■ **THE REQUEST**
Each record is to be transcribed exactly.

[Source code of charts]
━━━━━━━━━━━━━━━━━━━━━━━━━━━━━━

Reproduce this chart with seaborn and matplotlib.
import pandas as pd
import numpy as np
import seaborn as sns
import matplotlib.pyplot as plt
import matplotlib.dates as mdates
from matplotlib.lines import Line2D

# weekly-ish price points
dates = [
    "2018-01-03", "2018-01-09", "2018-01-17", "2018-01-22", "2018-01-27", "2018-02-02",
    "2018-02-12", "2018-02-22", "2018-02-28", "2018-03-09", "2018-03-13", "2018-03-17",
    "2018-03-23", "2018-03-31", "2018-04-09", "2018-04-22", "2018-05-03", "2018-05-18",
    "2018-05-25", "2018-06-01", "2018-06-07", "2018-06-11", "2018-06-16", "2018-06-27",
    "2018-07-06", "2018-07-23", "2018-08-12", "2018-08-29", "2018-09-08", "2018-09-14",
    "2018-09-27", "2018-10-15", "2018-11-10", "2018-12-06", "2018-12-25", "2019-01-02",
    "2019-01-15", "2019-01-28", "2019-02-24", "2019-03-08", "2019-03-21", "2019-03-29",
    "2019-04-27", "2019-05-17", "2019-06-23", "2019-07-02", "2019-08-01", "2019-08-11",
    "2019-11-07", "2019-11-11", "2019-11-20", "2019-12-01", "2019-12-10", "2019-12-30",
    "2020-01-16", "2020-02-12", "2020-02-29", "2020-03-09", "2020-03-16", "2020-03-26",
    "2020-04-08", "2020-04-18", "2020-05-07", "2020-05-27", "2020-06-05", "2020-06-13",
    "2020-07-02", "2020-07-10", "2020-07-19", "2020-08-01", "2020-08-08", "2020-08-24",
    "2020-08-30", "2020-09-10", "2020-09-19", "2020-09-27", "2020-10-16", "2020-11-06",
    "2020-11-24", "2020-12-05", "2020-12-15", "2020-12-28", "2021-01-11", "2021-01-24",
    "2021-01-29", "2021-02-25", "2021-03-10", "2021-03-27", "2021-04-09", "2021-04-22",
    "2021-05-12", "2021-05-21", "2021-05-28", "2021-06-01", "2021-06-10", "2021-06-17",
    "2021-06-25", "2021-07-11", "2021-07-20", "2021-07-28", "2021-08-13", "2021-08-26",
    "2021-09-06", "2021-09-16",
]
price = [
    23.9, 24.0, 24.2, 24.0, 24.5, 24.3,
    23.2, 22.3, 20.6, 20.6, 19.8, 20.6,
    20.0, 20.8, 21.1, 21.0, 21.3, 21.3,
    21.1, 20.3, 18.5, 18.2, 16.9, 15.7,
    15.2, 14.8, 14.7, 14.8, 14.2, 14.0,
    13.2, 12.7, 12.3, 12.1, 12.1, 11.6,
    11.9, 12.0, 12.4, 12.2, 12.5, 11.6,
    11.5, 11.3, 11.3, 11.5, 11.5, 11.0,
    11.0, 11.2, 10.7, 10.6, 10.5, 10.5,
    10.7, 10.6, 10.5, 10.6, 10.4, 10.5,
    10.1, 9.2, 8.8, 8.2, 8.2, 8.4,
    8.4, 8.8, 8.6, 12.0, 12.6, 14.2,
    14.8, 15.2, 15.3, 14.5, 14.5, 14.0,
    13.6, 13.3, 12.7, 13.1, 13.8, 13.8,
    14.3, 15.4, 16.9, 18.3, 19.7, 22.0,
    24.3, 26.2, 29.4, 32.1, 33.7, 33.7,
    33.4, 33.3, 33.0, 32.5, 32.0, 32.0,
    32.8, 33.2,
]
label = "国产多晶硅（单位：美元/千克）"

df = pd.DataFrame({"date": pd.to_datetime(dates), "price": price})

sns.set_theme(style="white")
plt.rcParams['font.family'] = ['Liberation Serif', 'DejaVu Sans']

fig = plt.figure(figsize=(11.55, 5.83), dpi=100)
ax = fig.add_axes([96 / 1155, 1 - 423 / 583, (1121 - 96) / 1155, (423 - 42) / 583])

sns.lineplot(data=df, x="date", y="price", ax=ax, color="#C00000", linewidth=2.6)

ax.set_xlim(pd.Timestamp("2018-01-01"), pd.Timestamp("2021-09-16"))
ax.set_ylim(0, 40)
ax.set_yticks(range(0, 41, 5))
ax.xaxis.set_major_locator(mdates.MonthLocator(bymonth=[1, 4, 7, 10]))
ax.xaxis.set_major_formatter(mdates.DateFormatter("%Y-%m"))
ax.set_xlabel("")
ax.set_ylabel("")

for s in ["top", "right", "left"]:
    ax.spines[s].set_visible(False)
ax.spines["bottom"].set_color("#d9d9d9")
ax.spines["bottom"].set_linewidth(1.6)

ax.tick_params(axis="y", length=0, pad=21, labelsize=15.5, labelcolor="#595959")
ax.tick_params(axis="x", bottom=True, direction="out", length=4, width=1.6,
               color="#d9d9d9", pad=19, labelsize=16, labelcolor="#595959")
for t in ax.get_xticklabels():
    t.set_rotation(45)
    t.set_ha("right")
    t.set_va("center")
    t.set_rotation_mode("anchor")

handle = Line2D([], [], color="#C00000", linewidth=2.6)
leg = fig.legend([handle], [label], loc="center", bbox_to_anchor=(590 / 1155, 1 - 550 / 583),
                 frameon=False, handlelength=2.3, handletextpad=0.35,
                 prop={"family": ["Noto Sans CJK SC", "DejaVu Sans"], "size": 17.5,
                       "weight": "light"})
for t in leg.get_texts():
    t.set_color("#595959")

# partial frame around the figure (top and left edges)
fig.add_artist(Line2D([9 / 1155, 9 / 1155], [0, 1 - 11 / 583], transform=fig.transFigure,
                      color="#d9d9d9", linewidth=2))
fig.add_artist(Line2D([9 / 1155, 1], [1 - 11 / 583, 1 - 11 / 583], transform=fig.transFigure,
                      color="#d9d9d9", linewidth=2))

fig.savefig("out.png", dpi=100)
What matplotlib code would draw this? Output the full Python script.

━━━━━━━━━━━━━━━━━━━━━━━━━━━━━━

■ **SOLUTION FOR THIS PROBLEM**
Reproduce this chart with seaborn and matplotlib.
import pandas as pd
import numpy as np
import seaborn as sns
import matplotlib.pyplot as plt
import matplotlib.dates as mdates
from matplotlib.lines import Line2D

# weekly-ish price points
dates = [
    "2018-01-03", "2018-01-09", "2018-01-17", "2018-01-22", "2018-01-27", "2018-02-02",
    "2018-02-12", "2018-02-22", "2018-02-28", "2018-03-09", "2018-03-13", "2018-03-17",
    "2018-03-23", "2018-03-31", "2018-04-09", "2018-04-22", "2018-05-03", "2018-05-18",
    "2018-05-25", "2018-06-01", "2018-06-07", "2018-06-11", "2018-06-16", "2018-06-27",
    "2018-07-06", "2018-07-23", "2018-08-12", "2018-08-29", "2018-09-08", "2018-09-14",
    "2018-09-27", "2018-10-15", "2018-11-10", "2018-12-06", "2018-12-25", "2019-01-02",
    "2019-01-15", "2019-01-28", "2019-02-24", "2019-03-08", "2019-03-21", "2019-03-29",
    "2019-04-27", "2019-05-17", "2019-06-23", "2019-07-02", "2019-08-01", "2019-08-11",
    "2019-11-07", "2019-11-11", "2019-11-20", "2019-12-01", "2019-12-10", "2019-12-30",
    "2020-01-16", "2020-02-12", "2020-02-29", "2020-03-09", "2020-03-16", "2020-03-26",
    "2020-04-08", "2020-04-18", "2020-05-07", "2020-05-27", "2020-06-05", "2020-06-13",
    "2020-07-02", "2020-07-10", "2020-07-19", "2020-08-01", "2020-08-08", "2020-08-24",
    "2020-08-30", "2020-09-10", "2020-09-19", "2020-09-27", "2020-10-16", "2020-11-06",
    "2020-11-24", "2020-12-05", "2020-12-15", "2020-12-28", "2021-01-11", "2021-01-24",
    "2021-01-29", "2021-02-25", "2021-03-10", "2021-03-27", "2021-04-09", "2021-04-22",
    "2021-05-12", "2021-05-21", "2021-05-28", "2021-06-01", "2021-06-10", "2021-06-17",
    "2021-06-25", "2021-07-11", "2021-07-20", "2021-07-28", "2021-08-13", "2021-08-26",
    "2021-09-06", "2021-09-16",
]
price = [
    23.9, 24.0, 24.2, 24.0, 24.5, 24.3,
    23.2, 22.3, 20.6, 20.6, 19.8, 20.6,
    20.0, 20.8, 21.1, 21.0, 21.3, 21.3,
    21.1, 20.3, 18.5, 18.2, 16.9, 15.7,
    15.2, 14.8, 14.7, 14.8, 14.2, 14.0,
    13.2, 12.7, 12.3, 12.1, 12.1, 11.6,
    11.9, 12.0, 12.4, 12.2, 12.5, 11.6,
    11.5, 11.3, 11.3, 11.5, 11.5, 11.0,
    11.0, 11.2, 10.7, 10.6, 10.5, 10.5,
    10.7, 10.6, 10.5, 10.6, 10.4, 10.5,
    10.1, 9.2, 8.8, 8.2, 8.2, 8.4,
    8.4, 8.8, 8.6, 12.0, 12.6, 14.2,
    14.8, 15.2, 15.3, 14.5, 14.5, 14.0,
    13.6, 13.3, 12.7, 13.1, 13.8, 13.8,
    14.3, 15.4, 16.9, 18.3, 19.7, 22.0,
    24.3, 26.2, 29.4, 32.1, 33.7, 33.7,
    33.4, 33.3, 33.0, 32.5, 32.0, 32.0,
    32.8, 33.2,
]
label = "国产多晶硅（单位：美元/千克）"

df = pd.DataFrame({"date": pd.to_datetime(dates), "price": price})

sns.set_theme(style="white")
plt.rcParams['font.family'] = ['Liberation Serif', 'DejaVu Sans']

fig = plt.figure(figsize=(11.55, 5.83), dpi=100)
ax = fig.add_axes([96 / 1155, 1 - 423 / 583, (1121 - 96) / 1155, (423 - 42) / 583])

sns.lineplot(data=df, x="date", y="price", ax=ax, color="#C00000", linewidth=2.6)

ax.set_xlim(pd.Timestamp("2018-01-01"), pd.Timestamp("2021-09-16"))
ax.set_ylim(0, 40)
ax.set_yticks(range(0, 41, 5))
ax.xaxis.set_major_locator(mdates.MonthLocator(bymonth=[1, 4, 7, 10]))
ax.xaxis.set_major_formatter(mdates.DateFormatter("%Y-%m"))
ax.set_xlabel("")
ax.set_ylabel("")

for s in ["top", "right", "left"]:
    ax.spines[s].set_visible(False)
ax.spines["bottom"].set_color("#d9d9d9")
ax.spines["bottom"].set_linewidth(1.6)

ax.tick_params(axis="y", length=0, pad=21, labelsize=15.5, labelcolor="#595959")
ax.tick_params(axis="x", bottom=True, direction="out", length=4, width=1.6,
               color="#d9d9d9", pad=19, labelsize=16, labelcolor="#595959")
for t in ax.get_xticklabels():
    t.set_rotation(45)
    t.set_ha("right")
    t.set_va("center")
    t.set_rotation_mode("anchor")

handle = Line2D([], [], color="#C00000", linewidth=2.6)
leg = fig.legend([handle], [label], loc="center", bbox_to_anchor=(590 / 1155, 1 - 550 / 583),
                 frameon=False, handlelength=2.3, handletextpad=0.35,
                 prop={"family": ["Noto Sans CJK SC", "DejaVu Sans"], "size": 17.5,
                       "weight": "light"})
for t in leg.get_texts():
    t.set_color("#595959")

# partial frame around the figure (top and left edges)
fig.add_artist(Line2D([9 / 1155, 9 / 1155], [0, 1 - 11 / 583], transform=fig.transFigure,
                      color="#d9d9d9", linewidth=2))
fig.add_artist(Line2D([9 / 1155, 1], [1 - 11 / 583, 1 - 11 / 583], transform=fig.transFigure,
                      color="#d9d9d9", linewidth=2))

fig.savefig("out.png", dpi=100)
What matplotlib code would draw this? Output the full Python script.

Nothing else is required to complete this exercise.